-- START --
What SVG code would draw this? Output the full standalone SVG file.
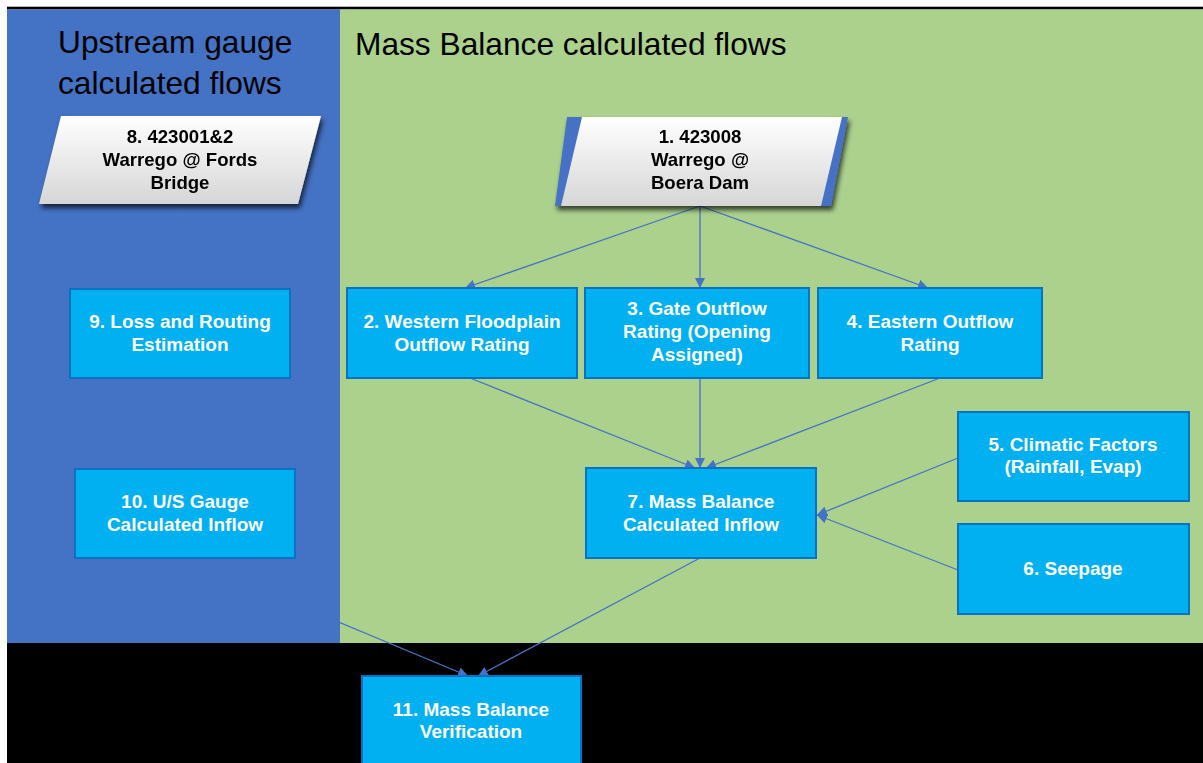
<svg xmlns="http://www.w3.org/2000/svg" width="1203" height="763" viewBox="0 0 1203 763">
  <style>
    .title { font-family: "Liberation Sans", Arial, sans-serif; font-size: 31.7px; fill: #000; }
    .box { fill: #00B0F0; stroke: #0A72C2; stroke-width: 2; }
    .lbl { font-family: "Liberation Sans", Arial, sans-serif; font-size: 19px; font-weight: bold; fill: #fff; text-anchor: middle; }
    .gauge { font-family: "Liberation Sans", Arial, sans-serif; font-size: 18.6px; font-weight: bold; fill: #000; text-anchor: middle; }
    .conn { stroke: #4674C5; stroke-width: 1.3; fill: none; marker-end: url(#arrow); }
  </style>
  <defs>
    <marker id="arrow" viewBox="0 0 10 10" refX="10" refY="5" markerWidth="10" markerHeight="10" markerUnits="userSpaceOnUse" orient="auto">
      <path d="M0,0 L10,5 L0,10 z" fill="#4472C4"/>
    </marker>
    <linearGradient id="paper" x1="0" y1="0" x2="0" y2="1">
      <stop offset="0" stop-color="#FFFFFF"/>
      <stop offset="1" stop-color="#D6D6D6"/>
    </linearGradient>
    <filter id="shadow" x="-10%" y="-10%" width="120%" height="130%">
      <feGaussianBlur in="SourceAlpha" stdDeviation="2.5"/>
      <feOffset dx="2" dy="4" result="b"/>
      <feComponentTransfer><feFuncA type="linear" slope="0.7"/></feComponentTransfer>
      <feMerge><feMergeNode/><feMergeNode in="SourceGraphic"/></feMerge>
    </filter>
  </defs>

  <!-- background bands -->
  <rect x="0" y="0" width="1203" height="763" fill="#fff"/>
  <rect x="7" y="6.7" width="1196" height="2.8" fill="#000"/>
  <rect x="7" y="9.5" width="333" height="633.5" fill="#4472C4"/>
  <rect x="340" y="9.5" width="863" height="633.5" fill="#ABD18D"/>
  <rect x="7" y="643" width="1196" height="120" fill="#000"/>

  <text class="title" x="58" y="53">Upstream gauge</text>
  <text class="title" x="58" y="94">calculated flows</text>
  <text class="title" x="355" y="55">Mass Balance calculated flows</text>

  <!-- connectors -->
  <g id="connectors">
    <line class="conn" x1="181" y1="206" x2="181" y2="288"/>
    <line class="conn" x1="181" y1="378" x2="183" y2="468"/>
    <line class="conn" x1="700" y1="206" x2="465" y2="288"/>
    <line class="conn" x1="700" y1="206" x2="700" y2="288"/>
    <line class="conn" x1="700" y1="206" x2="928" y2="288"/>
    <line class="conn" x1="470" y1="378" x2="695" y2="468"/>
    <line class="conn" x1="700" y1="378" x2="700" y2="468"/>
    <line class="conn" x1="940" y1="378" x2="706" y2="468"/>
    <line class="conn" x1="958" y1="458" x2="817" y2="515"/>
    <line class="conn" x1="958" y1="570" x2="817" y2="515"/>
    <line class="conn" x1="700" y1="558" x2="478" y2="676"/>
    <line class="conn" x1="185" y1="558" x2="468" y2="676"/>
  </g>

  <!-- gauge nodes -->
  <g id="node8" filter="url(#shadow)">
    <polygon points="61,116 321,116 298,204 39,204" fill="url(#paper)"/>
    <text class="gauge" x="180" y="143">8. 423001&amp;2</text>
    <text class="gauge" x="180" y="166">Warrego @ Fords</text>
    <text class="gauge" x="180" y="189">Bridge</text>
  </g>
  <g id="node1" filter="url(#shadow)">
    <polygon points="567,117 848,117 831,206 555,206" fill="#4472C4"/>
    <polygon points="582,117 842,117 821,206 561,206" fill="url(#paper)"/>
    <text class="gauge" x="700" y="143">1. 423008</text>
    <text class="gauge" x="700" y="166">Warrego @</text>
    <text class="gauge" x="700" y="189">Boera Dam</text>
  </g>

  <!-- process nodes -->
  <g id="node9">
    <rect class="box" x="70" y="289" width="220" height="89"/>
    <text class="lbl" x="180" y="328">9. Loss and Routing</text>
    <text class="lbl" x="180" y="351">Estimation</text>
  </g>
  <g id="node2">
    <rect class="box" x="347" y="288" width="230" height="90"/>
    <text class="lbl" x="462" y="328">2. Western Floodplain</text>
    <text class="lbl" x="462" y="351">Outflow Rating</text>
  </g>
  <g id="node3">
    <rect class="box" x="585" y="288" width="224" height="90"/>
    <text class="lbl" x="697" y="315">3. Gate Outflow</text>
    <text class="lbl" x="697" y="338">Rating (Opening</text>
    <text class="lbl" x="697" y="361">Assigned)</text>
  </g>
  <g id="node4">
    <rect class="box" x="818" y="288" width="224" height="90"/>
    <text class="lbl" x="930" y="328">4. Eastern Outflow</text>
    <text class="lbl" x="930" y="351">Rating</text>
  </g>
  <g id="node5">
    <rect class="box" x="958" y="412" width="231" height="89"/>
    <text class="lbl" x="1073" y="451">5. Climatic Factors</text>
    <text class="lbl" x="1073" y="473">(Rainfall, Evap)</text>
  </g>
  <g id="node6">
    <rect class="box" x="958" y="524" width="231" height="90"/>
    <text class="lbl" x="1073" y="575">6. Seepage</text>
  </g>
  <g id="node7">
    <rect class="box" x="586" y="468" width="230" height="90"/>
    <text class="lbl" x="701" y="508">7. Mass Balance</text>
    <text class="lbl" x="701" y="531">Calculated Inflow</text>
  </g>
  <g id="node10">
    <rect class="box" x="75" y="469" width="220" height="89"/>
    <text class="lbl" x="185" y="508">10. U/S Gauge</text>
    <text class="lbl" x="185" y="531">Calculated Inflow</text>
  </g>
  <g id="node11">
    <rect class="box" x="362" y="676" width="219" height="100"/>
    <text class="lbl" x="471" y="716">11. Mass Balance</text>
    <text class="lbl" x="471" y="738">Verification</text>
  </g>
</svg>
-- END --
Extract the full listing exactly, with the pictures left out.

What SVG code would draw this? Output the full standalone SVG file.
<svg xmlns="http://www.w3.org/2000/svg" width="1203" height="763" viewBox="0 0 1203 763">
  <style>
    .title { font-family: "Liberation Sans", Arial, sans-serif; font-size: 31.7px; fill: #000; }
    .box { fill: #00B0F0; stroke: #0A72C2; stroke-width: 2; }
    .lbl { font-family: "Liberation Sans", Arial, sans-serif; font-size: 19px; font-weight: bold; fill: #fff; text-anchor: middle; }
    .gauge { font-family: "Liberation Sans", Arial, sans-serif; font-size: 18.6px; font-weight: bold; fill: #000; text-anchor: middle; }
    .conn { stroke: #4674C5; stroke-width: 1.3; fill: none; marker-end: url(#arrow); }
  </style>
  <defs>
    <marker id="arrow" viewBox="0 0 10 10" refX="10" refY="5" markerWidth="10" markerHeight="10" markerUnits="userSpaceOnUse" orient="auto">
      <path d="M0,0 L10,5 L0,10 z" fill="#4472C4"/>
    </marker>
    <linearGradient id="paper" x1="0" y1="0" x2="0" y2="1">
      <stop offset="0" stop-color="#FFFFFF"/>
      <stop offset="1" stop-color="#D6D6D6"/>
    </linearGradient>
    <filter id="shadow" x="-10%" y="-10%" width="120%" height="130%">
      <feGaussianBlur in="SourceAlpha" stdDeviation="2.5"/>
      <feOffset dx="2" dy="4" result="b"/>
      <feComponentTransfer><feFuncA type="linear" slope="0.7"/></feComponentTransfer>
      <feMerge><feMergeNode/><feMergeNode in="SourceGraphic"/></feMerge>
    </filter>
  </defs>

  <!-- background bands -->
  <rect x="0" y="0" width="1203" height="763" fill="#fff"/>
  <rect x="7" y="6.7" width="1196" height="2.8" fill="#000"/>
  <rect x="7" y="9.5" width="333" height="633.5" fill="#4472C4"/>
  <rect x="340" y="9.5" width="863" height="633.5" fill="#ABD18D"/>
  <rect x="7" y="643" width="1196" height="120" fill="#000"/>

  <text class="title" x="58" y="53">Upstream gauge</text>
  <text class="title" x="58" y="94">calculated flows</text>
  <text class="title" x="355" y="55">Mass Balance calculated flows</text>

  <!-- connectors -->
  <g id="connectors">
    <line class="conn" x1="181" y1="206" x2="181" y2="288"/>
    <line class="conn" x1="181" y1="378" x2="183" y2="468"/>
    <line class="conn" x1="700" y1="206" x2="465" y2="288"/>
    <line class="conn" x1="700" y1="206" x2="700" y2="288"/>
    <line class="conn" x1="700" y1="206" x2="928" y2="288"/>
    <line class="conn" x1="470" y1="378" x2="695" y2="468"/>
    <line class="conn" x1="700" y1="378" x2="700" y2="468"/>
    <line class="conn" x1="940" y1="378" x2="706" y2="468"/>
    <line class="conn" x1="958" y1="458" x2="817" y2="515"/>
    <line class="conn" x1="958" y1="570" x2="817" y2="515"/>
    <line class="conn" x1="700" y1="558" x2="478" y2="676"/>
    <line class="conn" x1="185" y1="558" x2="468" y2="676"/>
  </g>

  <!-- gauge nodes -->
  <g id="node8" filter="url(#shadow)">
    <polygon points="61,116 321,116 298,204 39,204" fill="url(#paper)"/>
    <text class="gauge" x="180" y="143">8. 423001&amp;2</text>
    <text class="gauge" x="180" y="166">Warrego @ Fords</text>
    <text class="gauge" x="180" y="189">Bridge</text>
  </g>
  <g id="node1" filter="url(#shadow)">
    <polygon points="567,117 848,117 831,206 555,206" fill="#4472C4"/>
    <polygon points="582,117 842,117 821,206 561,206" fill="url(#paper)"/>
    <text class="gauge" x="700" y="143">1. 423008</text>
    <text class="gauge" x="700" y="166">Warrego @</text>
    <text class="gauge" x="700" y="189">Boera Dam</text>
  </g>

  <!-- process nodes -->
  <g id="node9">
    <rect class="box" x="70" y="289" width="220" height="89"/>
    <text class="lbl" x="180" y="328">9. Loss and Routing</text>
    <text class="lbl" x="180" y="351">Estimation</text>
  </g>
  <g id="node2">
    <rect class="box" x="347" y="288" width="230" height="90"/>
    <text class="lbl" x="462" y="328">2. Western Floodplain</text>
    <text class="lbl" x="462" y="351">Outflow Rating</text>
  </g>
  <g id="node3">
    <rect class="box" x="585" y="288" width="224" height="90"/>
    <text class="lbl" x="697" y="315">3. Gate Outflow</text>
    <text class="lbl" x="697" y="338">Rating (Opening</text>
    <text class="lbl" x="697" y="361">Assigned)</text>
  </g>
  <g id="node4">
    <rect class="box" x="818" y="288" width="224" height="90"/>
    <text class="lbl" x="930" y="328">4. Eastern Outflow</text>
    <text class="lbl" x="930" y="351">Rating</text>
  </g>
  <g id="node5">
    <rect class="box" x="958" y="412" width="231" height="89"/>
    <text class="lbl" x="1073" y="451">5. Climatic Factors</text>
    <text class="lbl" x="1073" y="473">(Rainfall, Evap)</text>
  </g>
  <g id="node6">
    <rect class="box" x="958" y="524" width="231" height="90"/>
    <text class="lbl" x="1073" y="575">6. Seepage</text>
  </g>
  <g id="node7">
    <rect class="box" x="586" y="468" width="230" height="90"/>
    <text class="lbl" x="701" y="508">7. Mass Balance</text>
    <text class="lbl" x="701" y="531">Calculated Inflow</text>
  </g>
  <g id="node10">
    <rect class="box" x="75" y="469" width="220" height="89"/>
    <text class="lbl" x="185" y="508">10. U/S Gauge</text>
    <text class="lbl" x="185" y="531">Calculated Inflow</text>
  </g>
  <g id="node11">
    <rect class="box" x="362" y="676" width="219" height="100"/>
    <text class="lbl" x="471" y="716">11. Mass Balance</text>
    <text class="lbl" x="471" y="738">Verification</text>
  </g>
</svg>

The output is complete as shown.